Im großen Lichthof im Gropiusbau montiert der Künstler 6.000 einfache hölzerne Stühle (Stools, 2014), wie sie auf dem Land seit der Ming-Zeit (1368-1644), seit hunderten von Jahren also, Verwendung finden. Ein eindrucksvoll ästhetisches, pixelartiges Werk entsteht. Diese Stühle, so Ai Weiwei, seien Ausdruck einer Jahrhundert alten Ästhetik des ländlichen China. Er führt mit uns im Westen ein Gespräch über China. Seine Konzeptkunst war (und ist), als er nach seine Rückkehr aus New York 1993 damit begann, revolutionär für China, ein Land, das den Künstlern bis dahin nur bestimme Ausdrucksformen gestattete. Wer Formen kontrolliert, der kontrolliert auch Inhalte. Ai Weiwei widersteht der Kontrolle, er führt auf seine Weise einen Diskurs über freies Reden und Schreiben. Ai’s große Vorbilder sind Marcel Duchamp, Andy Warhol, wie auch Giorgio Morandi.

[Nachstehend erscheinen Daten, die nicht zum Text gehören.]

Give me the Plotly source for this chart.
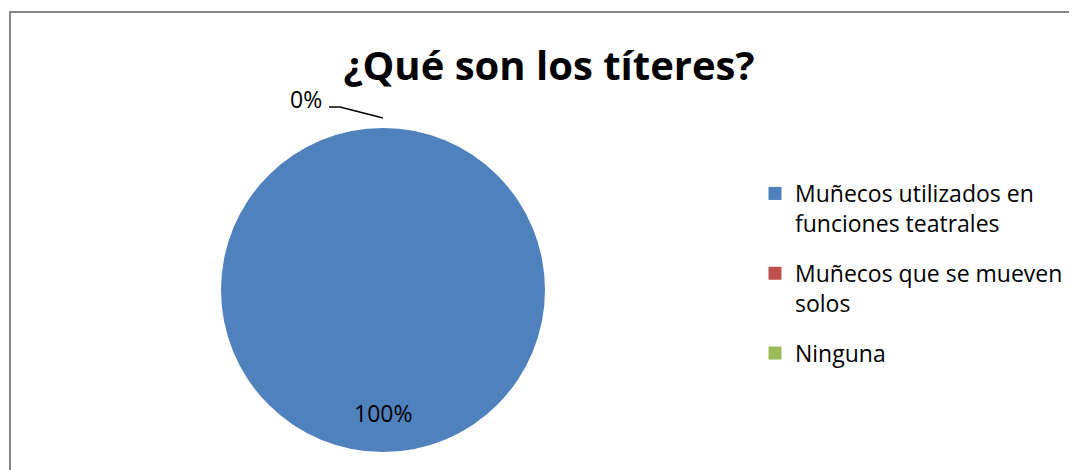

Aber Ai sieht sich auch in der Tradition des Chan (Zen)-Philosophen Hui Neng (638-713). Ai sieht in ihm den radikalen Verfechter des ungebundenen Ausdrucks, jemanden der sich gegen die konfuzianisch-buddhistische Orthodoxie seiner Zeit auflehnte. Noch in der Kulturevolution (um 1969) zerstörten die Roten Garden seinen Tempel im Süden Chinas, wo er noch heute (wieder) verehrt wird.